Talking to CNBC this morning, Gawker chief Nick Denton gave a robust and thoughtful defense of the site's so-called "outing" of hedge fund billionaire and Paypal co-founder Peter Thiel who has been waging a ten-year war to bankrupt the website, telling the hosts that it amounted to a kind of prejudice to shield Thiel's sexuality, particularly given that his sexual orientation was widely known in Silicon Valley at the time. Thiel, who admits funding Hulk Hogan's lawsuit against the site for posting a sex tape, was like "a Count of Monte Cristo revenge fantasy for billionaires" said Denton, who appears to have been energized by revelations of Thiel's plot.
Although the Gawker founder admitted regret for publishing certain stories in the past, including a widely-pilloried bit of tittle tattle about Conde Nast CFO David Geithner, he insisted that a 2007 story titled "Peter Thiel is totally gay, people," was not one of them. In fact that story, written by Owen Thomas, a gay editor, used Thiel's sexual orientation to critique the insidious homophobia of venture capitalism. "The clubby ranks of VCs are mostly straight, white and male," Thomas wrote at the time. "They instinctively prefer entrepreneurs who remind them of themselves. At best, it's a wrongheaded sense of caution. At worst, it's prejudice with a handy alibi." The article suggested that Thiel's sexual orientation explained his disdain for convention, and closed by saying, "That's why I think it's important to say this: Peter Thiel, the smartest VC in the world, is gay. More power to him."
Despite the encomium, it seems the seeds of Thiel's vendetta were planted then. Although Denton, who is also gay, claims Thiel's sexual orientation was widely known in Silicon Valley, perhaps Thiel--then aged 40--wasn't yet out to his mother, or maybe he just wanted to preserve his business interests in the Middle East. Whatever the reason, Thiel has been on a mission ever since: Gawker or bust. If the Hogan verdict is not reversed, Thiel may yet end up owning the site he has vowed to destroy. Thiel told The New York Times that deterrence not revenge was his goal, but what kind of deterrence? To deter the press from writing about billionaires like him? That's the case that Denton is making. "We believe that so much of the press, especially in a place like Silicon Valley, is acquiescent to power and money... and we absolutely push the boundaries," he told CNBC. If Thiel really cared about the public interest, argues Denton, then he would establish a legal defense fund to ensure that anyone, regardless of means, could afford to seek redress in the courts.
In some ways it's remarkable that in 2016 we're still having a conversation about the rights and wrongs of outing. Now that marriage equality is the law of the land, shouldn't we be getting beyond that? For Denton there is a principle at stake. When media outlets collude in helping a gay man or lesbian to pass as heterosexual they are reinforcing the idea that homosexuality is shameful. "If being gay doesn't matter why on earth maintain this code of silence around their sexual orientation in a way you would never do for a straight person," he said on CNBC. "I think it's actually prejudice."

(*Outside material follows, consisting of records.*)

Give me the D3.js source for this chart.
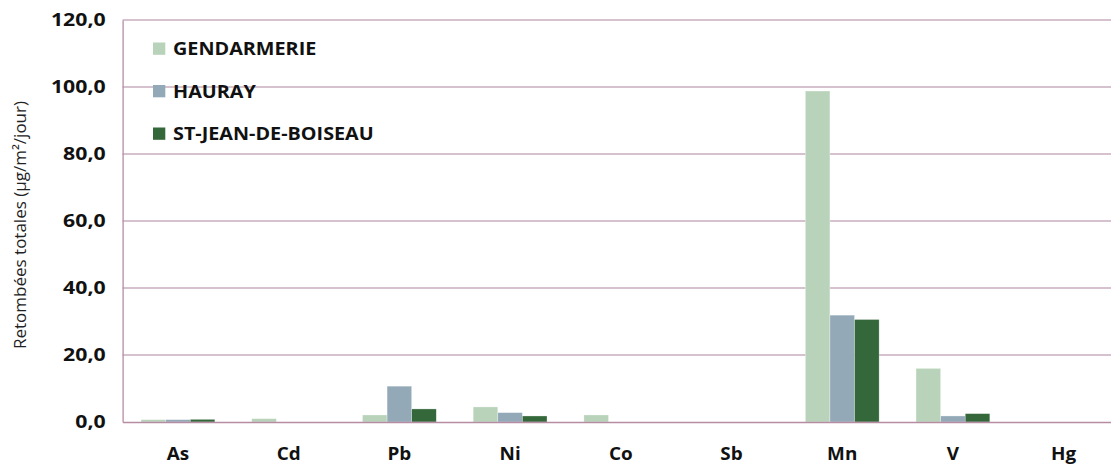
<!DOCTYPE html>
<html>
<head>
<meta charset="utf-8">
<script src="https://cdn.jsdelivr.net/npm/d3@7"></script>
<style>
  html, body { margin: 0; padding: 0; background: #fff; }
  svg { display: block; }
  text { font-family: "Open Sans", "DejaVu Sans", sans-serif; }
</style>
</head>
<body>
<svg id="chart" width="1111" height="464"></svg>
<script>
// Metals measured in total deposition
const categories = ["As", "Cd", "Pb", "Ni", "Co", "Sb", "Mn", "V", "Hg"];
const seriesNames = ["GENDARMERIE", "HAURAY", "ST-JEAN-DE-BOISEAU"];
const gendarmerie = [0.7, 1.0, 2.1, 4.5, 2.1, 0, 98.8, 16.0, 0];
const hauray      = [0.7, 0, 10.7, 2.8, 0, 0, 31.9, 1.8, 0];
const stJean      = [0.8, 0, 3.9, 1.8, 0, 0, 30.6, 2.5, 0];
const yTicks = [0, 20, 40, 60, 80, 100, 120];
const colors = ["#b8d3b9", "#93a9b8", "#34673a"];

const seriesValues = [gendarmerie, hauray, stJean];

const svg = d3.select("#chart");
const margin = { left: 122.6, top: 20, right: -8, bottom: 42 };
const width = 1111;

const x = d3.scaleBand()
  .domain(categories)
  .range([margin.left, width - margin.right])
  .paddingInner(0).paddingOuter(0);

const y = d3.scaleLinear().domain([0, 120]).range([422, margin.top]);

// bar width: three bars plus a 150% gap per category
const bw = x.bandwidth() / 4.5;
const xs = d3.scaleBand().domain(seriesNames).range([0, bw * 3]);

// widen a text element horizontally around its anchor point
function widen(sel, s) {
  sel.each(function () {
    const t = d3.select(this);
    const tx = +t.attr("x") || 0;
    t.attr("x", 0).attr("transform", `translate(${tx},0) scale(${s},1)`);
  });
}

// horizontal gridlines
svg.append("g")
  .selectAll("line")
  .data(yTicks.filter(d => d > 0))
  .join("line")
  .attr("x1", margin.left).attr("x2", width - margin.right)
  .attr("y1", d => y(d)).attr("y2", d => y(d))
  .attr("stroke", "#c8aebe").attr("stroke-width", 1.3);

// bars
const groups = svg.append("g")
  .selectAll("g")
  .data(seriesNames)
  .join("g")
  .attr("fill", (d, i) => colors[i]);

groups.selectAll("rect")
  .data((s, si) => categories.map((c, ci) => ({ c, s, v: seriesValues[si][ci] })))
  .join("rect")
  .filter(d => d.v > 0)
  .attr("x", d => x(d.c) + (x.bandwidth() - bw * 3) / 2 + xs(d.s))
  .attr("y", d => y(d.v))
  .attr("width", bw)
  .attr("height", d => y(0) - y(d.v))
  .attr("stroke", "rgba(255,255,255,0.5)")
  .attr("stroke-width", 0.6);

// y axis
const yAxis = d3.axisLeft(y)
  .tickValues(yTicks)
  .tickSize(0)
  .tickPadding(17)
  .tickFormat(d => d3.format(".1f")(d).replace(".", ","));

const gy = svg.append("g")
  .attr("transform", `translate(${margin.left},0)`)
  .call(yAxis);
gy.select(".domain").attr("stroke", "#b58ca2").attr("stroke-width", 1.3);
gy.selectAll("text")
  .attr("font-size", 17).attr("font-weight", 700).attr("fill", "#111")
  .call(widen, 1.25);

// x axis
const xAxis = d3.axisBottom(x).tickSize(0).tickPadding(25);
const gx = svg.append("g")
  .attr("transform", `translate(0,${y(0)})`)
  .call(xAxis);
gx.select(".domain").attr("stroke", "#b58ca2").attr("stroke-width", 1.3);
gx.selectAll("text")
  .attr("font-size", 18).attr("font-weight", 700).attr("fill", "#111")
  .call(widen, 1.05);

// y axis title
svg.append("text")
  .attr("transform", `translate(26,${(y(0) + y(120)) / 2 + 4}) rotate(-90)`)
  .attr("text-anchor", "middle")
  .attr("font-size", 17)
  .attr("fill", "#222")
  .text("Retombées totales (µg/m²/jour)");

// legend
const legend = svg.append("g")
  .selectAll("g")
  .data(seriesNames)
  .join("g")
  .attr("transform", (d, i) => `translate(153,${42.5 + i * 42.5})`);
legend.append("rect")
  .attr("width", 12.3).attr("height", 12.3)
  .attr("fill", (d, i) => colors[i]);
legend.append("text")
  .attr("x", 20).attr("y", 12.6)
  .attr("font-size", 18).attr("font-weight", 700).attr("fill", "#111")
  .text(d => d)
  .call(widen, 1.1);
</script>
</body>
</html>
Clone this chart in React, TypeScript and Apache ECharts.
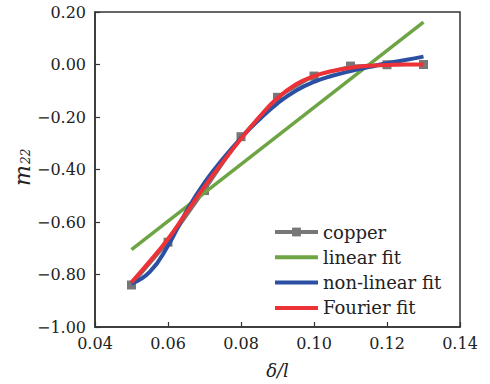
import React, { useEffect, useRef } from "react";
import * as echarts from "echarts";

const copperX = [0.05, 0.06, 0.07, 0.08, 0.09, 0.10, 0.11, 0.12, 0.13];
const copperY = [-0.84, -0.677, -0.48, -0.275, -0.125, -0.044, -0.006, -0.001, 0.0];

const linearX = [0.05, 0.13];
const linearY = [-0.705, 0.161];

const nonlinearX = [0.05, 0.055, 0.06, 0.065, 0.07, 0.075, 0.08, 0.085, 0.09, 0.095, 0.10, 0.105, 0.11, 0.115, 0.12, 0.125, 0.13];
const nonlinearY = [-0.835, -0.79, -0.69, -0.56, -0.45, -0.36, -0.28, -0.21, -0.148, -0.1, -0.066, -0.043, -0.025, -0.01, 0.005, 0.017, 0.03];

const fourierX = [0.05, 0.055, 0.06, 0.065, 0.07, 0.075, 0.08, 0.085, 0.09, 0.095, 0.10, 0.105, 0.11, 0.115, 0.12, 0.125, 0.13];
const fourierY = [-0.83, -0.75, -0.665, -0.565, -0.465, -0.372, -0.283, -0.2, -0.128, -0.076, -0.044, -0.025, -0.012, -0.005, -0.002, 0.0, 0.0];

const seriesNames = ["copper", "linear fit", "non-linear fit", "Fourier fit"];
const colors = ["#777777", "#6ea544", "#2b50a3", "#ec3237"];

const pair = (xs: number[], ys: number[]) => xs.map((x, i) => [x, ys[i]]);
const fmt = (v: number) => {
  const s = Math.abs(v).toFixed(2);
  return v < -1e-9 ? "\u2212" + s : s;
};

const FONT = "DejaVu Serif";
const lineIcon = "path://M0,0 L43,0 L43,4 L0,4 Z";

export default function App() {
  const ref = useRef<HTMLDivElement>(null);
  useEffect(() => {
    if (!ref.current) return;
    const chart = echarts.init(ref.current, undefined, { renderer: "svg" });
    chart.setOption({
      animation: false,
      backgroundColor: "#ffffff",
      grid: {
        left: 95,
        right: 30,
        top: 12,
        bottom: 52,
        show: true,
        borderColor: "#333333",
        borderWidth: 1.5,
        backgroundColor: "transparent",
      },
      legend: {
        data: [
          { name: seriesNames[0], lineStyle: { width: 4 }, itemStyle: { color: colors[0] } },
          { name: seriesNames[1], icon: lineIcon },
          { name: seriesNames[2], icon: lineIcon },
          { name: seriesNames[3], icon: lineIcon },
        ],
        orient: "vertical",
        left: 273,
        top: 223,
        padding: 0,
        itemWidth: 43,
        itemHeight: 11,
        itemGap: 7.3,
        symbolKeepAspect: true,
        textStyle: { fontFamily: FONT, fontSize: 18, color: "#222", lineHeight: 16 },
      },
      xAxis: {
        type: "value",
        min: 0.04,
        max: 0.14,
        interval: 0.02,
        name: "δ/l",
        nameLocation: "middle",
        nameGap: 34,
        nameTextStyle: { fontFamily: FONT, fontStyle: "italic", fontSize: 18, color: "#222" },
        axisLine: { show: true, onZero: false, lineStyle: { color: "#333", width: 1.5 } },
        axisTick: { show: true, inside: true, length: 5, lineStyle: { color: "#333", width: 1.2 } },
        axisLabel: { formatter: fmt, fontFamily: FONT, fontSize: 16, color: "#222", margin: 8 },
        splitLine: { show: false },
      },
      yAxis: {
        type: "value",
        min: -1,
        max: 0.2,
        interval: 0.2,
        axisLine: { show: true, onZero: false, lineStyle: { color: "#333", width: 1.5 } },
        axisTick: { show: true, inside: true, length: 5, lineStyle: { color: "#333", width: 1.2 } },
        axisLabel: { formatter: fmt, fontFamily: FONT, fontSize: 16, color: "#222", margin: 9 },
        splitLine: { show: false },
      },
      graphic: [
        {
          type: "group",
          x: 22,
          y: 165,
          rotation: Math.PI / 2,
          children: [
            {
              type: "text",
              x: 0,
              y: 0,
              style: {
                text: "m",
                fontFamily: FONT,
                fontStyle: "italic",
                fontSize: 22,
                fill: "#222",
                align: "right",
                verticalAlign: "middle",
              },
            },
            {
              type: "text",
              x: 1,
              y: 4,
              style: {
                text: "22",
                fontFamily: FONT,
                fontStyle: "italic",
                fontSize: 12,
                fill: "#222",
                align: "left",
                verticalAlign: "middle",
              },
            },
          ],
        },
      ],
      series: [
        {
          name: seriesNames[0],
          type: "line",
          data: pair(copperX, copperY),
          symbol: "rect",
          symbolSize: 9,
          itemStyle: { color: colors[0] },
          lineStyle: { color: colors[0], width: 3 },
          z: 1,
        },
        {
          name: seriesNames[1],
          type: "line",
          data: pair(linearX, linearY),
          symbol: "none",
          itemStyle: { color: colors[1] },
          lineStyle: { color: colors[1], width: 3.5 },
          z: 2,
        },
        {
          name: seriesNames[2],
          type: "line",
          data: pair(nonlinearX, nonlinearY),
          symbol: "none",
          smooth: 0.5,
          itemStyle: { color: colors[2] },
          lineStyle: { color: colors[2], width: 4 },
          z: 3,
        },
        {
          name: seriesNames[3],
          type: "line",
          data: pair(fourierX, fourierY),
          symbol: "none",
          smooth: 0.5,
          itemStyle: { color: colors[3] },
          lineStyle: { color: colors[3], width: 4 },
          z: 4,
        },
      ],
    });
    return () => chart.dispose();
  }, []);
  return (
    <div
      ref={ref}
      style={{ position: "fixed", left: 0, top: 0, width: 490, height: 384 }}
    />
  );
}
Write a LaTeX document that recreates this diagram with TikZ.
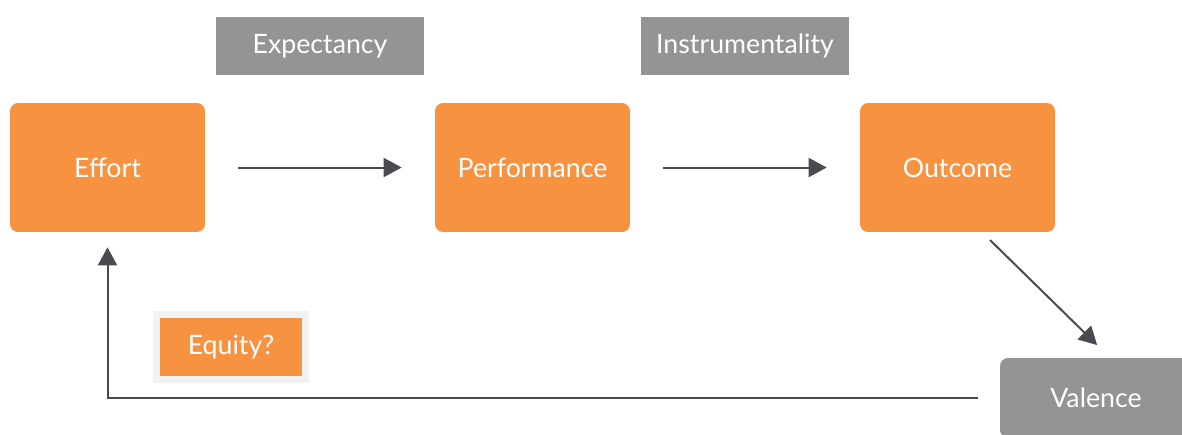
\documentclass[tikz,border=0pt]{standalone}
\usepackage{fontspec}
\setmainfont{Lato}
\usetikzlibrary{arrows.meta,positioning}
\definecolor{vroom}{RGB}{247,146,65}
\definecolor{vgray}{RGB}{147,148,150}
\definecolor{vframe}{RGB}{242,242,242}
\definecolor{varrow}{RGB}{74,75,80}
\tikzset{
	stage/.style={fill=vroom,text=white,rounded corners=0.16cm,minimum width=3.9cm,minimum height=2.58cm,inner sep=0pt,font=\fontsize{15.2}{17}\selectfont},
	factor/.style={fill=vgray,text=white,minimum width=4.16cm,minimum height=1.16cm,inner sep=0pt,font=\fontsize{15.2}{17}\selectfont},
	flow/.style={draw=varrow,line width=0.04cm,-{Triangle[length=0.36cm,width=0.38cm]}}
}
\begin{document}
\begin{tikzpicture}[x=0.02cm,y=-0.02cm]
						\clip (0,0) rectangle (1182,434);
						\fill[white] (0,0) rectangle (1182,434);

						\node[stage] (effort) at (107.5,167.5) {Effort};
						\node[stage] (performance) at (532.5,167.5) {Performance};
						\node[stage] (outcome) at (957.5,167.5) {Outcome};

						\node[factor] (expectancy) at (320,46) {Expectancy};
						\node[factor] (instrumentality) at (745,46) {Instrumentality};
						\node[factor,rounded corners=0.16cm,minimum width=3.84cm,minimum height=1.6cm] (valence) at (1096,398) {Valence};

						\node[fill=vroom,draw=vframe,line width=0.14cm,text=white,minimum width=2.98cm,minimum height=1.3cm,inner sep=0pt,font=\fontsize{15.2}{17}\selectfont] (equity) at (231,347) {Equity?};

						\coordinate (turn) at (990,240);
						\draw[flow,shorten <=0.66cm,shorten >=0.66cm] (effort) -- (performance);
						\draw[flow,shorten <=0.66cm,shorten >=0.66cm] (performance) -- (outcome);
						\draw[flow,shorten >=0.36cm] (turn) -- ([xshift=0.28cm]valence.north);
						\draw[flow,shorten <=0.44cm,shorten >=0.3cm] (valence.west) -| (effort.south);
					\end{tikzpicture}
\end{document}
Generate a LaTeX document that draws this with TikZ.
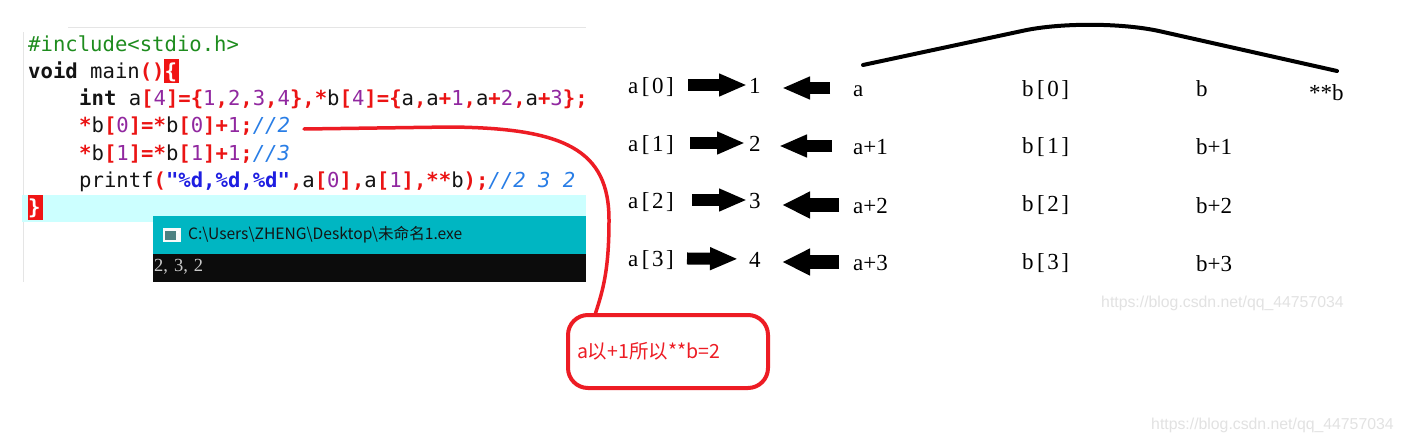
\documentclass[tikz,border=0pt]{standalone}
\usepackage{fontspec}
\setmainfont{Liberation Serif}
\setmonofont{DejaVu Sans Mono}
\newfontfamily\cjkf{Noto Sans CJK SC}
\newfontfamily\wmf{Liberation Sans}
\usetikzlibrary{arrows.meta}
\definecolor{opred}{RGB}{235,20,20}
\definecolor{numpur}{RGB}{145,40,160}
\definecolor{cmtblue}{RGB}{40,125,230}
\definecolor{strblue}{RGB}{30,30,225}
\definecolor{ppgreen}{RGB}{30,140,30}
\definecolor{idblack}{RGB}{20,20,20}
\definecolor{hlred}{RGB}{240,20,20}
\definecolor{hlcyan}{RGB}{204,255,255}
\definecolor{titlecyan}{RGB}{0,182,194}
\definecolor{conblack}{RGB}{12,12,12}
\definecolor{congray}{RGB}{200,200,200}
\definecolor{cred}{RGB}{237,28,36}
\definecolor{wmgray}{RGB}{226,226,226}
\newcommand\opk[1]{\textcolor{opred}{\bfseries #1}}
\newcommand\nmk[1]{\textcolor{numpur}{#1}}
\newcommand\cmk[1]{\textcolor{cmtblue}{\itshape #1}}
\newcommand\stk[1]{\textcolor{strblue}{\bfseries #1}}
\newcommand\hlk[1]{\makebox[0pt][l]{\kern-0.5pt\textcolor{hlred}{\rule[-5pt]{15pt}{24.5pt}}}\textcolor{white}{\bfseries #1}}
\newcommand\brk[2]{#1\kern3.5pt[\kern2.5pt#2\kern2.5pt]}
\tikzset{
  code/.style={inner sep=0pt, anchor=base west, text=idblack, font=\ttfamily\fontsize{20.6}{24}\selectfont},
  lbl/.style={inner sep=0pt, anchor=base west, font=\fontsize{23}{27}\selectfont, text height=16pt, text depth=0pt},
  blk/.style={line width=12pt, -{Triangle[length=28pt,width=21pt]}},
  blkb/.style={line width=14pt, -{Triangle[length=28pt,width=25pt]}},
  callout/.style={draw=cred, line width=4pt, rounded corners=20pt, minimum width=200pt, minimum height=73pt, inner sep=0pt, text=cred, text width=182pt, align=left, font=\cjkf\fontsize{19.5}{22}\selectfont},
  redline/.style={draw=cred, line width=3.5pt, line cap=round},
  wm/.style={inner sep=0pt, anchor=west, text=wmgray, font=\wmf\fontsize{15.8}{18}\selectfont}
}
\begin{document}
\begin{tikzpicture}[x=1pt,y=-1pt]
\useasboundingbox (0,0) rectangle (1404,442);
\fill[white] (0,0) rectangle (1404,442);
% code panel
\draw[gray!20, line width=1pt] (68,27) -- (586,27);
\draw[gray!20, line width=1pt] (23,32) -- (23,282);
\fill[hlcyan] (22,195) rectangle (586,222);
\node[code] (l1) at (28,51) {\textcolor{ppgreen}{\#include<stdio.h>}};
\node[code] (l2) at (28,78.3) {\textbf{void} main\opk{()}\hlk{\{}};
\node[code] (l3) at (79,105.6) {\textbf{int} a\opk{[}\nmk{4}\opk{]=\{}\nmk{1}\opk{,}\nmk{2}\opk{,}\nmk{3}\opk{,}\nmk{4}\opk{\},*}b\opk{[}\nmk{4}\opk{]=\{}a\opk{,}a\opk{+}\nmk{1}\opk{,}a\opk{+}\nmk{2}\opk{,}a\opk{+}\nmk{3}\opk{\};}};
\node[code] (l4) at (79,132.9) {\opk{*}b\opk{[}\nmk{0}\opk{]=*}b\opk{[}\nmk{0}\opk{]+}\nmk{1}\opk{;}\cmk{//2}};
\node[code] (l5) at (79,160.2) {\opk{*}b\opk{[}\nmk{1}\opk{]=*}b\opk{[}\nmk{1}\opk{]+}\nmk{1}\opk{;}\cmk{//3}};
\node[code] (l6) at (79,187.5) {printf\opk{(}\stk{"\%d,\%d,\%d"}\opk{,}a\opk{[}\nmk{0}\opk{],}a\opk{[}\nmk{1}\opk{],**}b\opk{);}\cmk{//2 3 2}};
\node[code] (l7) at (28,214.8) {\hlk{\}}};
% console window
\fill[titlecyan] (153,216) rectangle (586,254);
\fill[conblack] (153,254) rectangle (586,282);
\fill[white!95!gray] (163,228) rectangle (181,242);
\fill[gray!60!teal] (165,230.5) rectangle (176,240);
\fill[white] (176.5,230.5) rectangle (179,233);
\node[inner sep=0pt, anchor=west, text=idblack, font=\cjkf\fontsize{15.6}{19}\selectfont] (title) at (188,235) {C:\textbackslash Users\textbackslash ZHENG\textbackslash Desktop\textbackslash 未命名1.exe};
\node[inner sep=0pt, anchor=base west, text=congray, font=\fontsize{18.5}{22}\selectfont] (out) at (154,271) {2,\kern6pt 3,\kern6pt 2};
% memory picture
\node[lbl] (a0) at (628,93) {\brk{a}{0}};
\node[lbl] (a1) at (628,151) {\brk{a}{1}};
\node[lbl] (a2) at (628,208) {\brk{a}{2}};
\node[lbl] (a3) at (628,266) {\brk{a}{3}};
\node[lbl] (d0) at (749,93) {1};
\node[lbl] (d1) at (749,151) {2};
\node[lbl] (d2) at (749,208) {3};
\node[lbl] (d3) at (749,267) {4};
\node[lbl] (p0) at (853,96) {a};
\node[lbl] (p1) at (853,154) {a+1};
\node[lbl] (p2) at (853,213) {a+2};
\node[lbl] (p3) at (853,270) {a+3};
\node[lbl] (q0) at (1022,96) {\brk{b}{0}};
\node[lbl] (q1) at (1022,153) {\brk{b}{1}};
\node[lbl] (q2) at (1022,211) {\brk{b}{2}};
\node[lbl] (q3) at (1022,269) {\brk{b}{3}};
\node[lbl] (r0) at (1196,96) {b};
\node[lbl] (r1) at (1196,154) {b+1};
\node[lbl] (r2) at (1196,213) {b+2};
\node[lbl] (r3) at (1196,271) {b+3};
\node[lbl] (s0) at (1309,100) {**b};
% arrows a[i] -> value
\draw[blk, shorten <=60pt, shorten >=2pt, yshift=1pt] (a0.west) -- (d0.west);
\draw[blk, shorten <=62pt, shorten >=4pt] (a1.west) -- (d1.west);
\draw[blk, shorten <=64pt, shorten >=2pt, yshift=2pt] (a2.west) -- (d2.west);
\draw[blk, shorten <=59pt, shorten >=11pt, yshift=5pt] (a3.west) -- (d3.west);
% arrows a+i -> value
\draw[blk, shorten <=23pt, shorten >=33pt, yshift=1pt] (p0.west) -- (p0.west -| d0.west);
\draw[blk, shorten <=21pt, shorten >=30pt, yshift=3pt] (p1.west) -- (p1.west -| d1.west);
\draw[blkb, shorten <=14pt, shorten >=33pt, yshift=2pt] (p2.west) -- (p2.west -| d2.west);
\draw[blkb, shorten <=14pt, shorten >=33pt, yshift=2pt] (p3.west) -- (p3.west -| d3.west);
% arc over the top row
\draw[line width=4pt, line cap=round, rounded corners=70pt] (863,65) -- (1092,16) -- (1337,71);
% callout
\node[callout] (note) at (668,351.5) {a以+1所以**b=2};
\coordinate (rstart) at (304,129);
\draw[redline] (rstart) -- (450,127) .. controls (565,128) and (609,150) .. (609,220) .. controls (609,270) and (603,290) .. (note.152);
% watermarks
\node[wm] (wm1) at (1101,303) {https://blog.csdn.net/qq\_44757034};
\node[wm] (wm2) at (1151,425) {https://blog.csdn.net/qq\_44757034};
\end{tikzpicture}
\end{document}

As an example of how LGBT relationships are diminished and erased by the mainstream media, he took to task The New York Times for a startling discrepancy in the paper's obituary for Susan Sontag in 2004. "The New York Times, when Susan Sontag died, did not even mention the fact of her relationship with Annie Leibowitz as if it was going to be an infringement. It was a fact that was widely known, it was an important feature of her life, and for us to pretend that it does not exist is shameful."
On that, we might all be able to agree.